Moved by their stories and plight, Chowdhury penned a book Makam in Assamese, published a few months ago.

Referring to the government’s proposal to table a bill for Amendment of the Enemy Property Act for restitution of seized property of these so-called Chinese as an acknowledgement of the wrong done by the government, Chowdhury said this might not be possible. “Had the property and valuables been seized and sealed till today then it might have been possible to give them back in toto but all these property have been auctioned off and to compensate them in other ways might not be practically possible. Many of those deported have died and the second and third generations have spread out and settled in different parts of the world and might not want to return,” the author said.

“Justice delayed is justice denied and besides restitution of property or compensation, the government should come out with a public apology and acknowledge them as Indian citizens wherever they might be,” she said.

Chowdhury said a gross injustice had been done where human rights had been violated and “total war declared by the government on civilians in violation of the UN’s Fourth Geneva Convention on non-combatants” of which India has been a signatory since December 16, 1949. The author said Indian democracy was at its infancy and the media, too, was not strong enough to take a stand and that this was the reason why such a grave injustice could take place.

“I on my part will work for their assimilation into the greater Assamese society once again,” she said.

Chowdhury said the Deoli camp internees had written to the Prime Minister for building a memorial at the Deoli camp by the side of Deoli jail in Rajasthan where the refugees were last kept before being deported, but had received no response to their letter till date.

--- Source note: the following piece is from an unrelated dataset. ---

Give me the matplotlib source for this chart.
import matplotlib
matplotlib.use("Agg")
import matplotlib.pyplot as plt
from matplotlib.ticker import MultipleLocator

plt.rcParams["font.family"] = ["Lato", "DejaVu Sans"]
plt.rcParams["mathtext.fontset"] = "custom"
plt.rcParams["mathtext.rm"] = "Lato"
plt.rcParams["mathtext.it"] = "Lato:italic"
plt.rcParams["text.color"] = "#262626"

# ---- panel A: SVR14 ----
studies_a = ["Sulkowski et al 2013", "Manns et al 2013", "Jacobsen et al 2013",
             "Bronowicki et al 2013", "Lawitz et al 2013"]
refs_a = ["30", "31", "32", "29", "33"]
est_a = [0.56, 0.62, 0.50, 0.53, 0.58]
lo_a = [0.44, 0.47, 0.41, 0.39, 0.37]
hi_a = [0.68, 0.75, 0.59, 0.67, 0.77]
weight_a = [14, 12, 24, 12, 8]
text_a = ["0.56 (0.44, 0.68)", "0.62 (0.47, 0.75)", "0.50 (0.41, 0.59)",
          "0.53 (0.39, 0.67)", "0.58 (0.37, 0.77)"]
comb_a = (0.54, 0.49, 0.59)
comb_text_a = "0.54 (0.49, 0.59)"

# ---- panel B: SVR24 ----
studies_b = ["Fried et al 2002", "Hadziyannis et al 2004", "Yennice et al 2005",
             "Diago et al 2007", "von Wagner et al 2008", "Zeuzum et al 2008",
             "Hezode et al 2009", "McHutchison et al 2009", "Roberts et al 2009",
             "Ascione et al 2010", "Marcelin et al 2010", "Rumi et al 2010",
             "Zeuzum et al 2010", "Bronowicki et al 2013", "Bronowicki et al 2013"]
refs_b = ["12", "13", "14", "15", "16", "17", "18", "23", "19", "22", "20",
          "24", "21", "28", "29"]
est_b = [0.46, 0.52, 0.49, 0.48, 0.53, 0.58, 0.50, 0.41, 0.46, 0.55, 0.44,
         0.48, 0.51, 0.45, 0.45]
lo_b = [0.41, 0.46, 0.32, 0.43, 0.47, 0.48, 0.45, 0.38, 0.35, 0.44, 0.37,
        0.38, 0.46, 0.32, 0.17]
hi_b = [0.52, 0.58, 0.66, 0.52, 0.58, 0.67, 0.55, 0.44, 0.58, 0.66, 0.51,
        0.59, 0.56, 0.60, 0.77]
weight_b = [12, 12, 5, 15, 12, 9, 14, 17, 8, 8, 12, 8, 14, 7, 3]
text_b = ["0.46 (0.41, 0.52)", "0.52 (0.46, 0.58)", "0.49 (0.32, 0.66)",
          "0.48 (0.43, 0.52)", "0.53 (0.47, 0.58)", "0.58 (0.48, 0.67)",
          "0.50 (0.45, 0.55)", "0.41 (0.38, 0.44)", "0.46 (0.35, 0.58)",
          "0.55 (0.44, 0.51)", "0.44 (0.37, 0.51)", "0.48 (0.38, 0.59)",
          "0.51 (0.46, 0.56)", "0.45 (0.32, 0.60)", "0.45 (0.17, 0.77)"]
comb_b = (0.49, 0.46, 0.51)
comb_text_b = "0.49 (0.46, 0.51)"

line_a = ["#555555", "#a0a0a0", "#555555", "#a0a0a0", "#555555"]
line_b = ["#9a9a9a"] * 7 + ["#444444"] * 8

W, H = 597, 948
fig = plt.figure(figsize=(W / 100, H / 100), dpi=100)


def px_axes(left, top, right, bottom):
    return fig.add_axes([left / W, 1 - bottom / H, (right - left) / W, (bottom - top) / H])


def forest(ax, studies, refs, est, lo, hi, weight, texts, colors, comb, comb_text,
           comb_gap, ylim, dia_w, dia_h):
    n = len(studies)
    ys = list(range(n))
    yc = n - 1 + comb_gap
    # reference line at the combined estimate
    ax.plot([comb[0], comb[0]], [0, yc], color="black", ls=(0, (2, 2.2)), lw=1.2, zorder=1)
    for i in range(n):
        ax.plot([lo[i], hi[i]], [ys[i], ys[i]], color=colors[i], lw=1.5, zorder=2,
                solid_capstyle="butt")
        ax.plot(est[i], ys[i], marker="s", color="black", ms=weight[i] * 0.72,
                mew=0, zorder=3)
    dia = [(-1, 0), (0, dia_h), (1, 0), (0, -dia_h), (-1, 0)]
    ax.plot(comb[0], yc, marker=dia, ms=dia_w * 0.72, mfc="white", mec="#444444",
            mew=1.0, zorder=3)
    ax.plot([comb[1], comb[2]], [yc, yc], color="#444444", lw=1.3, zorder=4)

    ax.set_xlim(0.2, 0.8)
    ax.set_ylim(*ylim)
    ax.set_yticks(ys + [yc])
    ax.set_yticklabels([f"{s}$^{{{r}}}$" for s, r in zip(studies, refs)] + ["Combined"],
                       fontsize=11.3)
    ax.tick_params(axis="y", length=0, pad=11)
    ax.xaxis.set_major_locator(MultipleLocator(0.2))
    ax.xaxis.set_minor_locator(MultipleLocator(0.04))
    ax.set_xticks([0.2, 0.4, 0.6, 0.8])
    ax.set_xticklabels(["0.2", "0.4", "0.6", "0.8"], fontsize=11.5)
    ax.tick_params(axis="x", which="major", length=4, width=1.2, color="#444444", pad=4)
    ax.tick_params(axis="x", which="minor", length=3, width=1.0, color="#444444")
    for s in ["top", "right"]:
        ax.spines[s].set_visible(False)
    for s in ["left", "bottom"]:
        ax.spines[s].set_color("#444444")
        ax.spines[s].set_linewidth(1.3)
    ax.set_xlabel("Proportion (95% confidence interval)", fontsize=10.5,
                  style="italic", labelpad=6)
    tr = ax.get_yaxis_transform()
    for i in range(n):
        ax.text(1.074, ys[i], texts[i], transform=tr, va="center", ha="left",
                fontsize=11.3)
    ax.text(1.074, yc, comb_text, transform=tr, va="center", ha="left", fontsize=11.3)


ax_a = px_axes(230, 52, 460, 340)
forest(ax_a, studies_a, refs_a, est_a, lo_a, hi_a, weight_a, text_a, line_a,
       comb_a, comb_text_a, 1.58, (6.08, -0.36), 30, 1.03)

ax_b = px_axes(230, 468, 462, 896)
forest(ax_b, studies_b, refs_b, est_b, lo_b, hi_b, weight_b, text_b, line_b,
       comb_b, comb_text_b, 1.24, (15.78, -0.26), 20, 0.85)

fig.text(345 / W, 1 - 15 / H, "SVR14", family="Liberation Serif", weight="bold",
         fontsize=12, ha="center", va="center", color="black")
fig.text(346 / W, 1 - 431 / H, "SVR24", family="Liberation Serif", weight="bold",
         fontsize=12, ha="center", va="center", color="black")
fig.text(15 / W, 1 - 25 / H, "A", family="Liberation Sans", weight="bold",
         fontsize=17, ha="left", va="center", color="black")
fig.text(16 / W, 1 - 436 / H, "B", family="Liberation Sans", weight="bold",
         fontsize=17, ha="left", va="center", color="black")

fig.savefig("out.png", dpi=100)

Makam is a heart-wrenching true account bound only by “adhesive fiction” of how parents were torn from children, wives from husbands as officials tried to determine who were the Chinese, the mixed blood and the Indian.

It is a horrendous tale of how in one day the settlers were rounded up and told that they were being taken temporarily to a place for their own safety as the war was on, put into jail, denuded of all money and valuables, taken on a seven-day train journey to Deoli jail in Rajasthan with only one meal per day and then deported to Hong Kong without a chance to bid farewell to the near and dear ones.

Chowdhury said China patty still exists in Makum with some of the houses intact. “I would like the government to preserve them that way for future generations to learn a lesson from the grave injustice that had been done.”

She met survivors of the period in Kathmandu, Canada, US, China, Hong Kong and said even today they identified with India, most of them being able to speak words of Assamese or mixture of Hindi and Assamese.

In Hong Kong, they still considered themselves to be Indian refugees.